4. Zora Neale Hurston
Author of Their Eyes Were Watching God and Florida folklore collector. She'd show up in turpentine camps and phosphate mines miles from any town, claim she was a bootlegger on the run and thus convince the suspicious folks to take her in and tell her their stories. She narrowly avoided being killed in a Polk County jook joint -— and became the first writer to use the word "jook" in print. I'm picturing a statue of her with her head thrown back, singing along with a blues guitarist while also taking notes on his lyrics. But despite the lovely symmetry of replacing a Confederate general's statue with one of an African-American writer, I bet her devotion to the working class would make our many millionaire legislators reject her.
5. Osceola
Seminole Indian chief and military strategist who beat five U.S. generals and was captured only by use of a phony flag of truce. The Seminoles' own history describes him as "elegant in dress, handsome of face, passionate in nature and giant of ego," which sounds perfect for a statue.
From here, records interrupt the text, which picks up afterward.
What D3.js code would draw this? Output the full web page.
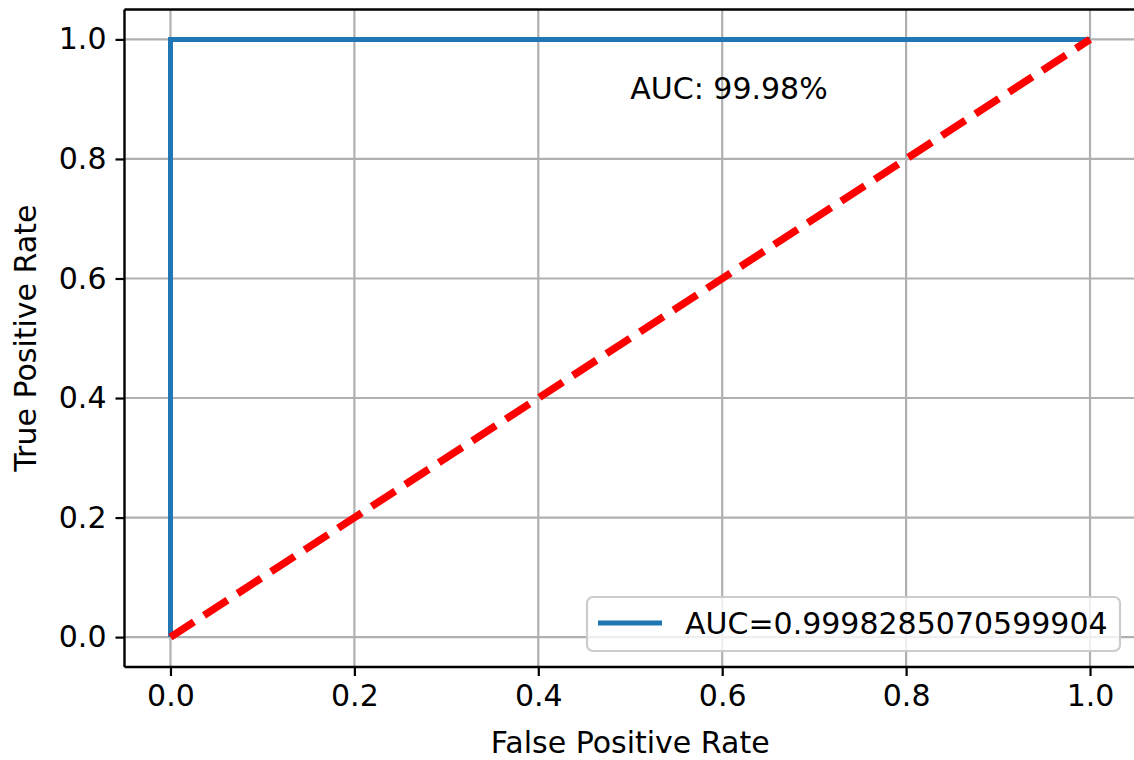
<!DOCTYPE html>
<html>
<head>
<meta charset="utf-8">
<script src="https://cdn.jsdelivr.net/npm/d3@7"></script>
<style>
  html, body { margin: 0; padding: 0; background: #fff; }
  text { font-family: "DejaVu Sans", sans-serif; fill: #000; }
</style>
</head>
<body>
<svg id="chart" width="1134" height="760"></svg>
<script>
// ---- data ----
const fpr = [0, 0, 1];
const tpr = [0, 1, 1];
const chanceX = [0, 1];
const chanceY = [0, 1];
const xTicks = [0, 0.2, 0.4, 0.6, 0.8, 1.0];
const yTicks = [0, 0.2, 0.4, 0.6, 0.8, 1.0];
const legendLabel = "AUC=0.9998285070599904";
const annotation = "AUC: 99.98%";
const annotationPos = [0.5, 0.9];
const xLabel = "False Positive Rate";
const yLabel = "True Positive Rate";

(function () {
// ---- layout ----
const svg = d3.select("#chart");
const pL = 124.5, pR = 1136, pT = 9.5, pB = 667;
const fs = 30;

const x = d3.scaleLinear().domain([-0.05, 1.05]).range([pL, pR]);
const y = d3.scaleLinear().domain([-0.05, 1.05]).range([pB, pT]);

svg.append("defs").append("clipPath").attr("id", "clip")
  .append("rect").attr("x", pL).attr("y", pT)
  .attr("width", pR - pL).attr("height", pB - pT);

// grid
const grid = svg.append("g");
grid.selectAll(".gx").data(xTicks).enter().append("line")
  .attr("x1", d => x(d)).attr("x2", d => x(d))
  .attr("y1", pT).attr("y2", pB)
  .attr("stroke", "#b0b0b0").attr("stroke-width", 2.2);
grid.selectAll(".gy").data(yTicks).enter().append("line")
  .attr("y1", d => y(d)).attr("y2", d => y(d))
  .attr("x1", pL).attr("x2", pR)
  .attr("stroke", "#b0b0b0").attr("stroke-width", 2.2);

const plot = svg.append("g").attr("clip-path", "url(#clip)");

const line = d3.line().x(d => x(d[0])).y(d => y(d[1]));

plot.append("path")
  .datum(fpr.map((v, i) => [v, tpr[i]]))
  .attr("d", line)
  .attr("fill", "none")
  .attr("stroke", "#1f77b4")
  .attr("stroke-width", 5)
  .attr("stroke-linejoin", "miter")
  .attr("stroke-linecap", "butt");

plot.append("path")
  .datum(chanceX.map((v, i) => [v, chanceY[i]]))
  .attr("d", line)
  .attr("fill", "none")
  .attr("stroke", "#ff0000")
  .attr("stroke-width", 7.5)
  .attr("stroke-dasharray", "28,12")
  .attr("stroke-linecap", "butt");

// annotation
svg.append("text")
  .attr("x", x(annotationPos[0]))
  .attr("y", y(annotationPos[1]))
  .attr("font-size", fs)
  .text(annotation);

// axes
const xAxis = d3.axisBottom(x).tickValues(xTicks).tickFormat(d3.format(".1f")).tickSize(9).tickPadding(9);
const yAxis = d3.axisLeft(y).tickValues(yTicks).tickFormat(d3.format(".1f")).tickSize(9).tickPadding(9);

const gx = svg.append("g").attr("transform", `translate(0,${pB})`).call(xAxis);
const gy = svg.append("g").attr("transform", `translate(${pL},0)`).call(yAxis);
[gx, gy].forEach(g => {
  g.select(".domain").remove();
  g.selectAll(".tick line").attr("stroke", "#000").attr("stroke-width", 2.2);
  g.selectAll(".tick text").attr("font-size", fs).attr("font-family", "DejaVu Sans").attr("fill", "#000");
});

// spines
const spine = svg.append("g").attr("stroke", "#000").attr("stroke-width", 2.4);
spine.append("line").attr("x1", pL).attr("x2", pL).attr("y1", pT).attr("y2", pB);
spine.append("line").attr("x1", pL).attr("x2", pR).attr("y1", pB).attr("y2", pB);
spine.append("line").attr("x1", pL).attr("x2", pR).attr("y1", pT).attr("y2", pT);
spine.append("line").attr("x1", pR).attr("x2", pR).attr("y1", pT).attr("y2", pB);

// axis labels
svg.append("text")
  .attr("x", (pL + pR) / 2)
  .attr("y", 753)
  .attr("text-anchor", "middle")
  .attr("font-size", fs)
  .text(xLabel);
svg.append("text")
  .attr("transform", `translate(36,${(pT + pB) / 2}) rotate(-90)`)
  .attr("text-anchor", "middle")
  .attr("font-size", fs)
  .text(yLabel);

// legend
const lg = svg.append("g");
const lx = 587, ly = 597, lw = 533, lh = 54;
lg.append("rect")
  .attr("x", lx).attr("y", ly).attr("width", lw).attr("height", lh)
  .attr("rx", 6).attr("ry", 6)
  .attr("fill", "rgba(255,255,255,0.8)")
  .attr("stroke", "#cccccc").attr("stroke-width", 2.2);
lg.append("line")
  .attr("x1", 598).attr("x2", 662).attr("y1", 623).attr("y2", 623)
  .attr("stroke", "#1f77b4").attr("stroke-width", 5);
lg.append("text")
  .attr("x", 685).attr("y", 634)
  .attr("font-size", fs)
  .text(legendLabel);
})();
</script>
</body>
</html>
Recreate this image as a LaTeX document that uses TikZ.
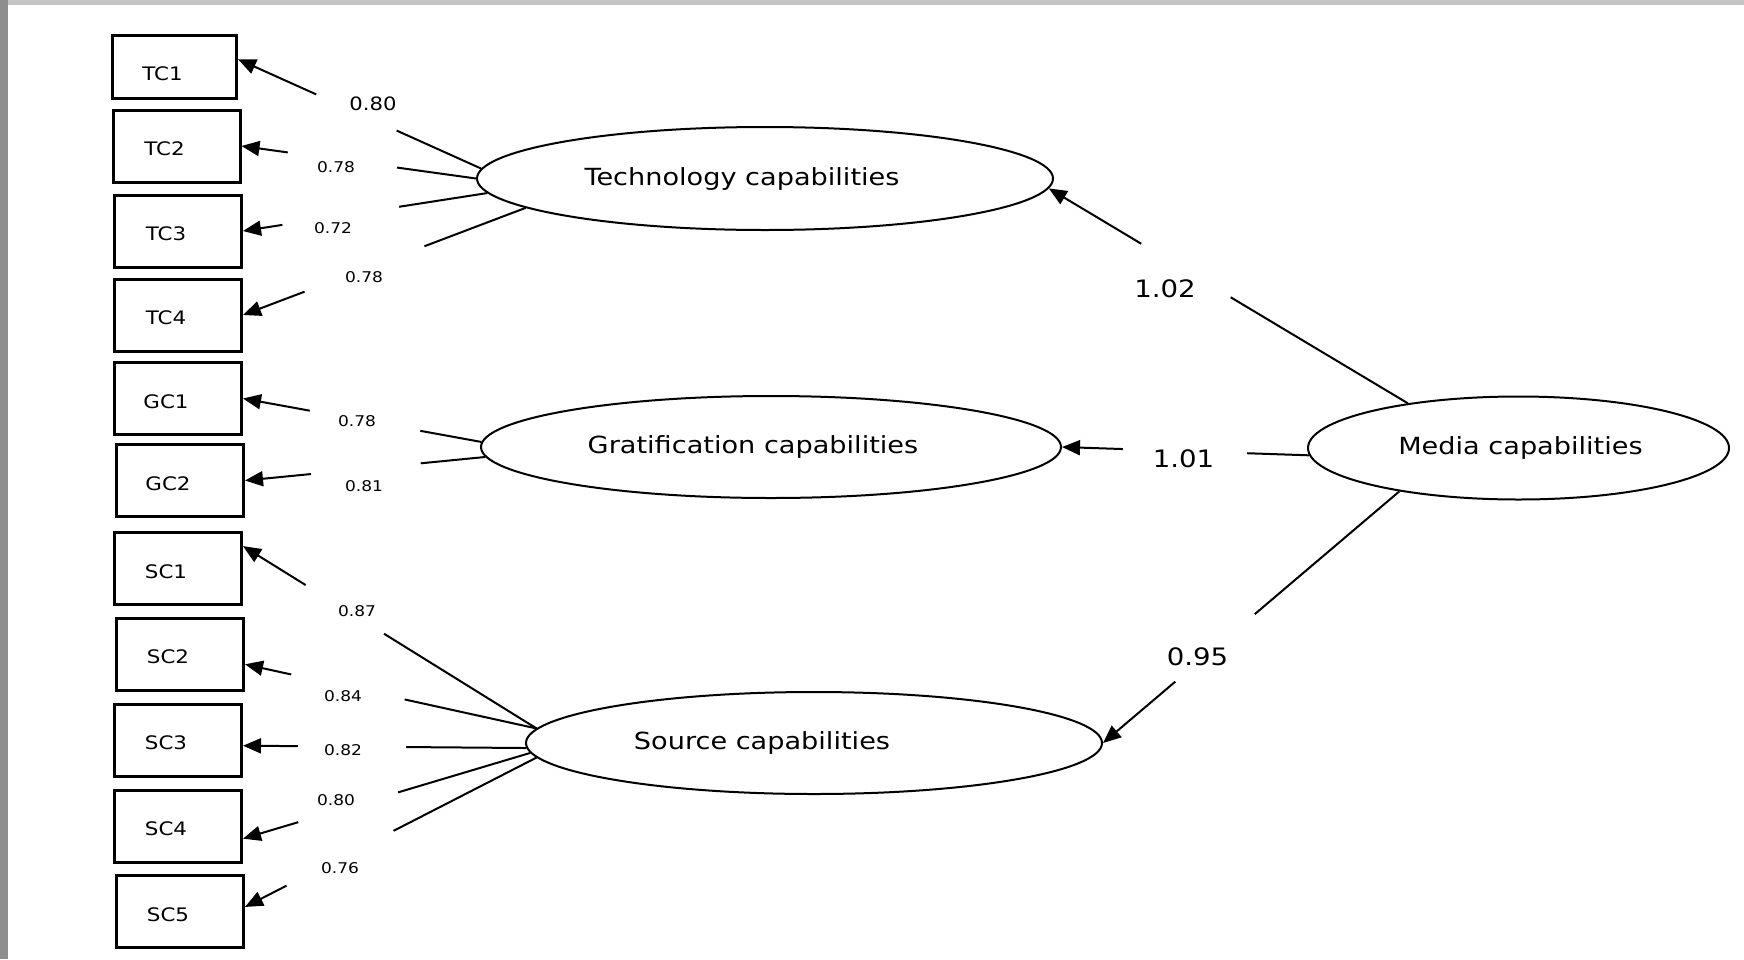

However, he did murder an Indian agent. Plus, the Legislature has been feuding with the Seminole Tribe over its gambling agreement, so this one's probably out, too.
6. Emory "Red" Cross
Legislator and judge. Cross, who liked to wear white suits as he strolled the marble halls of government, disliked secrecy. He found out some of his colleagues in the Florida House were using their connections to find out the route of highways and buying up the land that would be needed so they could sell it for a big profit. He sponsored the Government in the Sunshine Act, and fought for years to get it made the law. A statue of him kicking open some thick oak doors would be great, but probably the legislative leaders who took secret King Ranch hunting trips from Big Sugar won't vote for this one.
7. Dr. Robert Cade
Led the team of University of Florida researchers who invented Gatorade. They sparked the entire billion-dollar sports drink industry, not to mention the tradition of dumping a sticky liquid over the head of a winning coach (a great pose for a statue, by the way). But our legislators aren't big on science these days, so he's out.
8. James Weldon Johnson
Lawyer, diplomat, civil rights activist, author. This Jacksonville native wrote the landmark poem "God's Trombones," the novel The Autobiography of an Ex-Colored Man and the lyrics for "Lift Every Voice and Sing," dubbed "the black national anthem." His statute would have to depict him wearing a lot of hats, I think. However, one of his careers was as a newspaper editorial writer, and the Legislature has never given the time of day to any of those guys.
9. Bunny Yeager
Pinup model who became a pinup photographer. Bunny — real name Linnae — sewed her own costumes, collected lots of beauty pageant crowns and became the Miami photographer who first shot Bettie Page for Playboy, turning her into national sex symbol. While a statue of the statuesque Bunny snapping photos of Bettie Page would definitely attract tourists, legislators would probably shy away from honoring someone who was such a blatant exhibitionist. As the redistricting case shows, they prefer keeping things hidden.
10. Douglas Hughes
Ruskin postal worker who landed a gyrocopter at the U.S. Capitol to deliver letters to Congress protesting campaign finance laws. Sure, Hughes is still facing criminal charges from his protest, but who better exemplifies today's Floridians than this guy? He did something crazy and outlandish. He became the butt of late-night comics' jokes. Plus he figured out a way to get around a major city's traffic jams.
Yeah, I know. The Legislature (and its campaign donors) won't like his message either. Might as well face it, folks, they're probably going to go with Tim Tebow.